Problem details:
Copy the lines below as they are; omit the images they contain.

Collected material:
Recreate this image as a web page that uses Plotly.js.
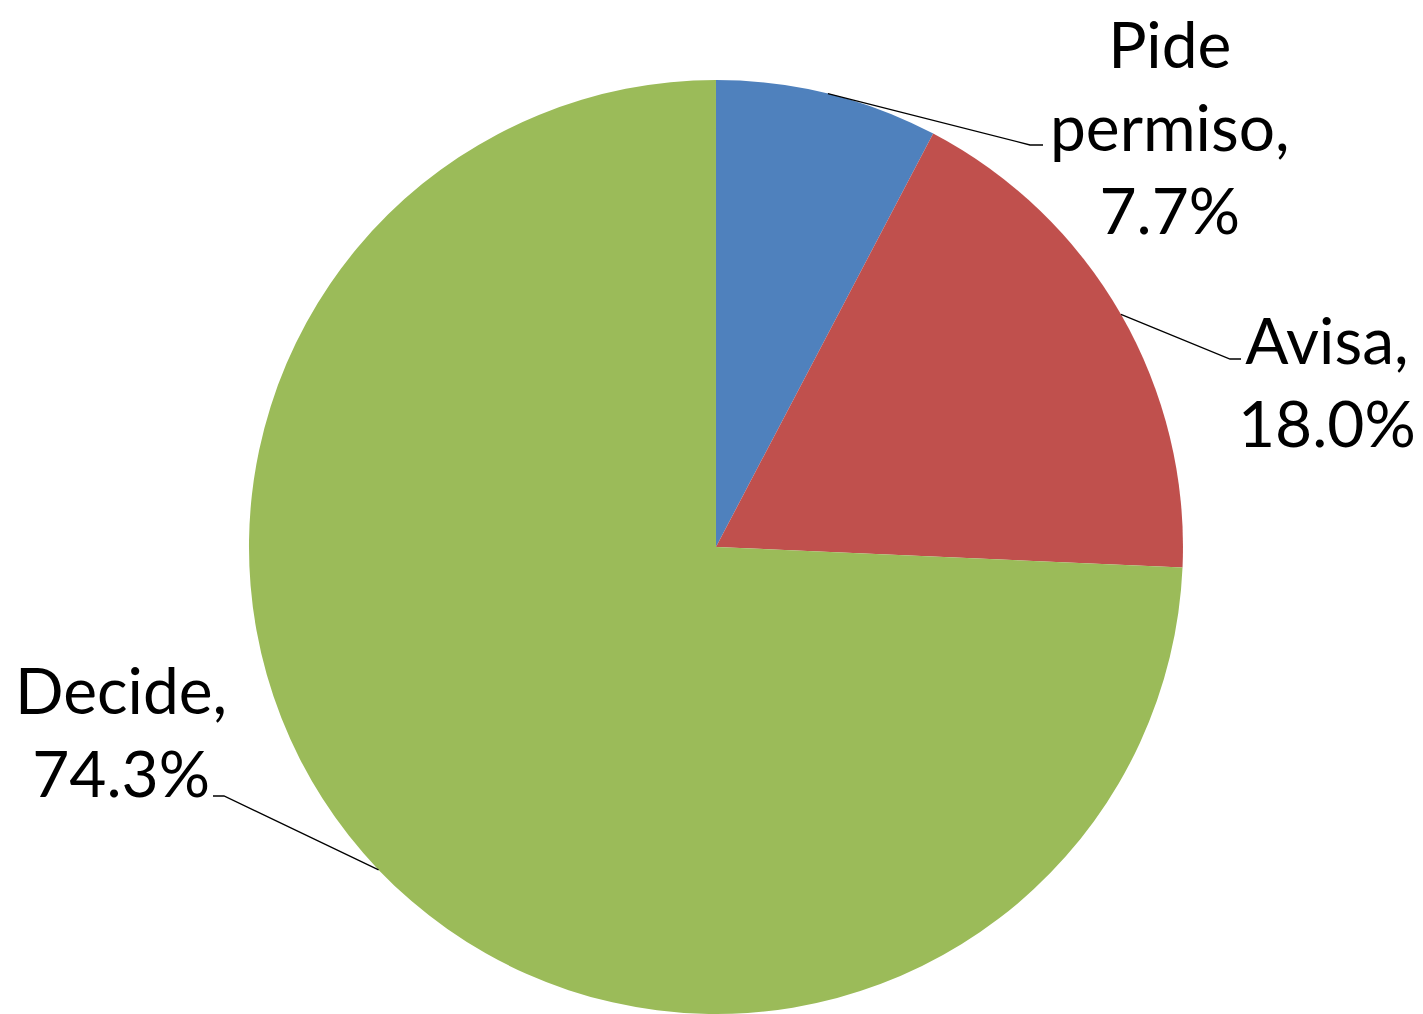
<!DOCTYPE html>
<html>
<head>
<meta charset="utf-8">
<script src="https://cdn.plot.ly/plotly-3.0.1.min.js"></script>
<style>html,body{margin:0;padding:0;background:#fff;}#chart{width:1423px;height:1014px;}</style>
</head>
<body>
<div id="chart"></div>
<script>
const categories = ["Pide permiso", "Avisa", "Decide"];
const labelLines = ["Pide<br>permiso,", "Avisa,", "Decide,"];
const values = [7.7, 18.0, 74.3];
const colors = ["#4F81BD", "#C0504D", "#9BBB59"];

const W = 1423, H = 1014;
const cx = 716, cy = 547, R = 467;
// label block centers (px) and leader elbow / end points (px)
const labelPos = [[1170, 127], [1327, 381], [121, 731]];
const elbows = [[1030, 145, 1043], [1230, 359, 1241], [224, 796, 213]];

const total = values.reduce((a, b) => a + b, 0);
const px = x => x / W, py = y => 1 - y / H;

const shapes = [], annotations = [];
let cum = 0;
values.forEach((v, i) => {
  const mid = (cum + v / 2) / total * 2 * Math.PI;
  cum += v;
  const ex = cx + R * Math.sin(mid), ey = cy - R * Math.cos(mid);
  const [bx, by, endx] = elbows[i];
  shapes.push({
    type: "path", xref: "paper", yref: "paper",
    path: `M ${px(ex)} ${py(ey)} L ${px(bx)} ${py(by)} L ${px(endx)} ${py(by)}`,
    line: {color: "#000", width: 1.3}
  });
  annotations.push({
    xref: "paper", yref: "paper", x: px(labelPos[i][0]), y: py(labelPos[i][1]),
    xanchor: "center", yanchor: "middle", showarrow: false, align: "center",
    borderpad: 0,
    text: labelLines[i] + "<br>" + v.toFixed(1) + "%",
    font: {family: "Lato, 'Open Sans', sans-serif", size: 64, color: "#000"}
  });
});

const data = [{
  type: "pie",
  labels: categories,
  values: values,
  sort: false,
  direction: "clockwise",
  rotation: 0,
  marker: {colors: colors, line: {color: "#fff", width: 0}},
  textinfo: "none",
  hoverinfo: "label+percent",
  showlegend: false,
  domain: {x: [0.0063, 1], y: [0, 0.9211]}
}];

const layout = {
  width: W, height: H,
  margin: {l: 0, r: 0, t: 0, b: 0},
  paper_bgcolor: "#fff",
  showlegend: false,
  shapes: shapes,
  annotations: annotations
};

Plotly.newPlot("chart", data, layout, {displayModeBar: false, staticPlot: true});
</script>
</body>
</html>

Written answer:
Recreate this image as a web page that uses Plotly.js.
<!DOCTYPE html>
<html>
<head>
<meta charset="utf-8">
<script src="https://cdn.plot.ly/plotly-3.0.1.min.js"></script>
<style>html,body{margin:0;padding:0;background:#fff;}#chart{width:1423px;height:1014px;}</style>
</head>
<body>
<div id="chart"></div>
<script>
const categories = ["Pide permiso", "Avisa", "Decide"];
const labelLines = ["Pide<br>permiso,", "Avisa,", "Decide,"];
const values = [7.7, 18.0, 74.3];
const colors = ["#4F81BD", "#C0504D", "#9BBB59"];

const W = 1423, H = 1014;
const cx = 716, cy = 547, R = 467;
// label block centers (px) and leader elbow / end points (px)
const labelPos = [[1170, 127], [1327, 381], [121, 731]];
const elbows = [[1030, 145, 1043], [1230, 359, 1241], [224, 796, 213]];

const total = values.reduce((a, b) => a + b, 0);
const px = x => x / W, py = y => 1 - y / H;

const shapes = [], annotations = [];
let cum = 0;
values.forEach((v, i) => {
  const mid = (cum + v / 2) / total * 2 * Math.PI;
  cum += v;
  const ex = cx + R * Math.sin(mid), ey = cy - R * Math.cos(mid);
  const [bx, by, endx] = elbows[i];
  shapes.push({
    type: "path", xref: "paper", yref: "paper",
    path: `M ${px(ex)} ${py(ey)} L ${px(bx)} ${py(by)} L ${px(endx)} ${py(by)}`,
    line: {color: "#000", width: 1.3}
  });
  annotations.push({
    xref: "paper", yref: "paper", x: px(labelPos[i][0]), y: py(labelPos[i][1]),
    xanchor: "center", yanchor: "middle", showarrow: false, align: "center",
    borderpad: 0,
    text: labelLines[i] + "<br>" + v.toFixed(1) + "%",
    font: {family: "Lato, 'Open Sans', sans-serif", size: 64, color: "#000"}
  });
});

const data = [{
  type: "pie",
  labels: categories,
  values: values,
  sort: false,
  direction: "clockwise",
  rotation: 0,
  marker: {colors: colors, line: {color: "#fff", width: 0}},
  textinfo: "none",
  hoverinfo: "label+percent",
  showlegend: false,
  domain: {x: [0.0063, 1], y: [0, 0.9211]}
}];

const layout = {
  width: W, height: H,
  margin: {l: 0, r: 0, t: 0, b: 0},
  paper_bgcolor: "#fff",
  showlegend: false,
  shapes: shapes,
  annotations: annotations
};

Plotly.newPlot("chart", data, layout, {displayModeBar: false, staticPlot: true});
</script>
</body>
</html>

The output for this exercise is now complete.